* **Short problem**
Make an exact copy of the entries, and keep any pictures out of it.

* **Input records**
-----
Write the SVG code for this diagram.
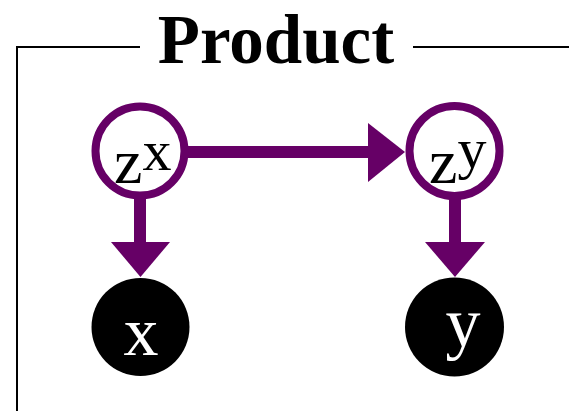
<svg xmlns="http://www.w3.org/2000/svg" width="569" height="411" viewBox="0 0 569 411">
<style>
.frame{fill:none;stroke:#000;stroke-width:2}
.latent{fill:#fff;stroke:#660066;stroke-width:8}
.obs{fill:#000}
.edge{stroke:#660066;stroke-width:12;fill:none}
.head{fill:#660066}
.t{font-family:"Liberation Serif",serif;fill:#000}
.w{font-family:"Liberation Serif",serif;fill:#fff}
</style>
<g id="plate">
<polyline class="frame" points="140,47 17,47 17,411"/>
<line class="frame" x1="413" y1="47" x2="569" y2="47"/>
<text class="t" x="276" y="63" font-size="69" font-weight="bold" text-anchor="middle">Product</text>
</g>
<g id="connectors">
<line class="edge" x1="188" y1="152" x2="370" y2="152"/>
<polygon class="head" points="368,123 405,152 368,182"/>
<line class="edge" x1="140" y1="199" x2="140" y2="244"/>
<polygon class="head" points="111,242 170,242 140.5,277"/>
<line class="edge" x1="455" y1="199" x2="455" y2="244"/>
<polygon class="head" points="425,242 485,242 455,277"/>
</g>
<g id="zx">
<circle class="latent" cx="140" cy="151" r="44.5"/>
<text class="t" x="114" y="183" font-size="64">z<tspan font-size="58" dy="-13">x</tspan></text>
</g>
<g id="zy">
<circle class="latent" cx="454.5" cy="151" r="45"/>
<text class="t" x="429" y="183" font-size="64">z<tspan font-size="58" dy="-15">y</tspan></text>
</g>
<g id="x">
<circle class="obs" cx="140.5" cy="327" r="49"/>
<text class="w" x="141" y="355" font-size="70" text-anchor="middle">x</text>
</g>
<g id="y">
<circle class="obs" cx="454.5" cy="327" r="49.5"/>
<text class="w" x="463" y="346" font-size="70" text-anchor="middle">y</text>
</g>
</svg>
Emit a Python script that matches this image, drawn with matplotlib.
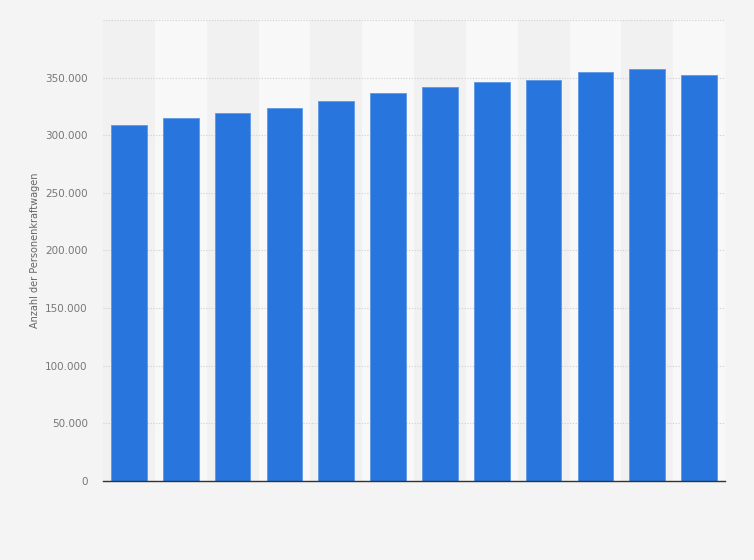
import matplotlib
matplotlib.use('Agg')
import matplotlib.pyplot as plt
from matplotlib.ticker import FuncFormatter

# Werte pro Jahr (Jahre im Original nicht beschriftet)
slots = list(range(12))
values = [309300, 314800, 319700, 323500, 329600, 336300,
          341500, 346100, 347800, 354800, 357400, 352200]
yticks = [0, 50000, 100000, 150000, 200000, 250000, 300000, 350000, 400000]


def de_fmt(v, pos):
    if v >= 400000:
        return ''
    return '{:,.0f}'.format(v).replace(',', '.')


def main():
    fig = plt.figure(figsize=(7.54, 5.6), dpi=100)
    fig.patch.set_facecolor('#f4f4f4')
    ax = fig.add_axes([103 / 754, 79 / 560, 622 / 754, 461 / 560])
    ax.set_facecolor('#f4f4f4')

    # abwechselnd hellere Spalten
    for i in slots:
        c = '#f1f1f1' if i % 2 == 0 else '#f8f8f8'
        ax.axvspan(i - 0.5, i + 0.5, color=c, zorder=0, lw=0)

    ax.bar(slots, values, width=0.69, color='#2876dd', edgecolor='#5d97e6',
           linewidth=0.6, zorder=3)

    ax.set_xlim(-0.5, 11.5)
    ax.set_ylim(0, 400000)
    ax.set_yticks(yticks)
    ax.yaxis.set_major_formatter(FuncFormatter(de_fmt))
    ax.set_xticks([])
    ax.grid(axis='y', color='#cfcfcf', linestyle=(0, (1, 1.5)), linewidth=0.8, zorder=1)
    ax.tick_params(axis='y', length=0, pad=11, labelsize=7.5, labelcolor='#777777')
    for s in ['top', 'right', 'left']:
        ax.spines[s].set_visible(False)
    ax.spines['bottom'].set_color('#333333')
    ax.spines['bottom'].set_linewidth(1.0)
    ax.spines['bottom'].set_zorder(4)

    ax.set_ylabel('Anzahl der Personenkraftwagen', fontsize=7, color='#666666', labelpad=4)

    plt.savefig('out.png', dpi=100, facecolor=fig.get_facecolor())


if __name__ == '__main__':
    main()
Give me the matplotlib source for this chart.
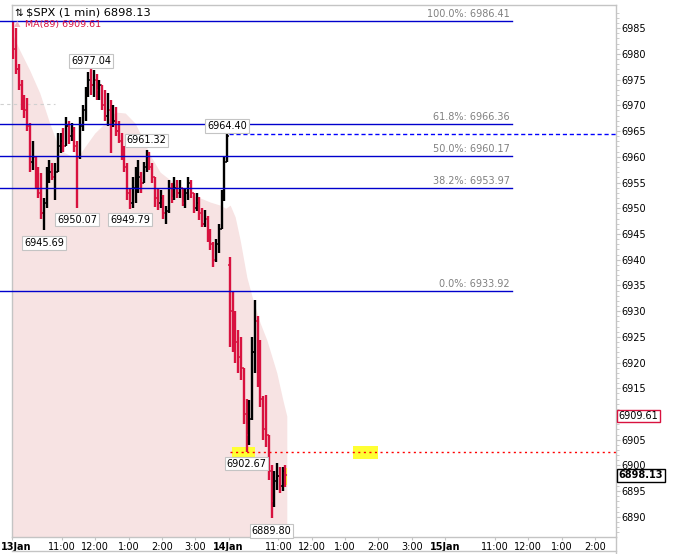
-----
* **Answer to the task**
Write the SVG code for this diagram.
<svg xmlns="http://www.w3.org/2000/svg" width="569" height="411" viewBox="0 0 569 411">
<style>
.frame{fill:none;stroke:#000;stroke-width:2}
.latent{fill:#fff;stroke:#660066;stroke-width:8}
.obs{fill:#000}
.edge{stroke:#660066;stroke-width:12;fill:none}
.head{fill:#660066}
.t{font-family:"Liberation Serif",serif;fill:#000}
.w{font-family:"Liberation Serif",serif;fill:#fff}
</style>
<g id="plate">
<polyline class="frame" points="140,47 17,47 17,411"/>
<line class="frame" x1="413" y1="47" x2="569" y2="47"/>
<text class="t" x="276" y="63" font-size="69" font-weight="bold" text-anchor="middle">Product</text>
</g>
<g id="connectors">
<line class="edge" x1="188" y1="152" x2="370" y2="152"/>
<polygon class="head" points="368,123 405,152 368,182"/>
<line class="edge" x1="140" y1="199" x2="140" y2="244"/>
<polygon class="head" points="111,242 170,242 140.5,277"/>
<line class="edge" x1="455" y1="199" x2="455" y2="244"/>
<polygon class="head" points="425,242 485,242 455,277"/>
</g>
<g id="zx">
<circle class="latent" cx="140" cy="151" r="44.5"/>
<text class="t" x="114" y="183" font-size="64">z<tspan font-size="58" dy="-13">x</tspan></text>
</g>
<g id="zy">
<circle class="latent" cx="454.5" cy="151" r="45"/>
<text class="t" x="429" y="183" font-size="64">z<tspan font-size="58" dy="-15">y</tspan></text>
</g>
<g id="x">
<circle class="obs" cx="140.5" cy="327" r="49"/>
<text class="w" x="141" y="355" font-size="70" text-anchor="middle">x</text>
</g>
<g id="y">
<circle class="obs" cx="454.5" cy="327" r="49.5"/>
<text class="w" x="463" y="346" font-size="70" text-anchor="middle">y</text>
</g>
</svg>
Emit a Python script that matches this image, drawn with matplotlib.
import matplotlib
matplotlib.use('Agg')
import matplotlib.pyplot as plt
from matplotlib.ticker import FuncFormatter

# Werte pro Jahr (Jahre im Original nicht beschriftet)
slots = list(range(12))
values = [309300, 314800, 319700, 323500, 329600, 336300,
          341500, 346100, 347800, 354800, 357400, 352200]
yticks = [0, 50000, 100000, 150000, 200000, 250000, 300000, 350000, 400000]


def de_fmt(v, pos):
    if v >= 400000:
        return ''
    return '{:,.0f}'.format(v).replace(',', '.')


def main():
    fig = plt.figure(figsize=(7.54, 5.6), dpi=100)
    fig.patch.set_facecolor('#f4f4f4')
    ax = fig.add_axes([103 / 754, 79 / 560, 622 / 754, 461 / 560])
    ax.set_facecolor('#f4f4f4')

    # abwechselnd hellere Spalten
    for i in slots:
        c = '#f1f1f1' if i % 2 == 0 else '#f8f8f8'
        ax.axvspan(i - 0.5, i + 0.5, color=c, zorder=0, lw=0)

    ax.bar(slots, values, width=0.69, color='#2876dd', edgecolor='#5d97e6',
           linewidth=0.6, zorder=3)

    ax.set_xlim(-0.5, 11.5)
    ax.set_ylim(0, 400000)
    ax.set_yticks(yticks)
    ax.yaxis.set_major_formatter(FuncFormatter(de_fmt))
    ax.set_xticks([])
    ax.grid(axis='y', color='#cfcfcf', linestyle=(0, (1, 1.5)), linewidth=0.8, zorder=1)
    ax.tick_params(axis='y', length=0, pad=11, labelsize=7.5, labelcolor='#777777')
    for s in ['top', 'right', 'left']:
        ax.spines[s].set_visible(False)
    ax.spines['bottom'].set_color('#333333')
    ax.spines['bottom'].set_linewidth(1.0)
    ax.spines['bottom'].set_zorder(4)

    ax.set_ylabel('Anzahl der Personenkraftwagen', fontsize=7, color='#666666', labelpad=4)

    plt.savefig('out.png', dpi=100, facecolor=fig.get_facecolor())


if __name__ == '__main__':
    main()
Give me the matplotlib source for this chart.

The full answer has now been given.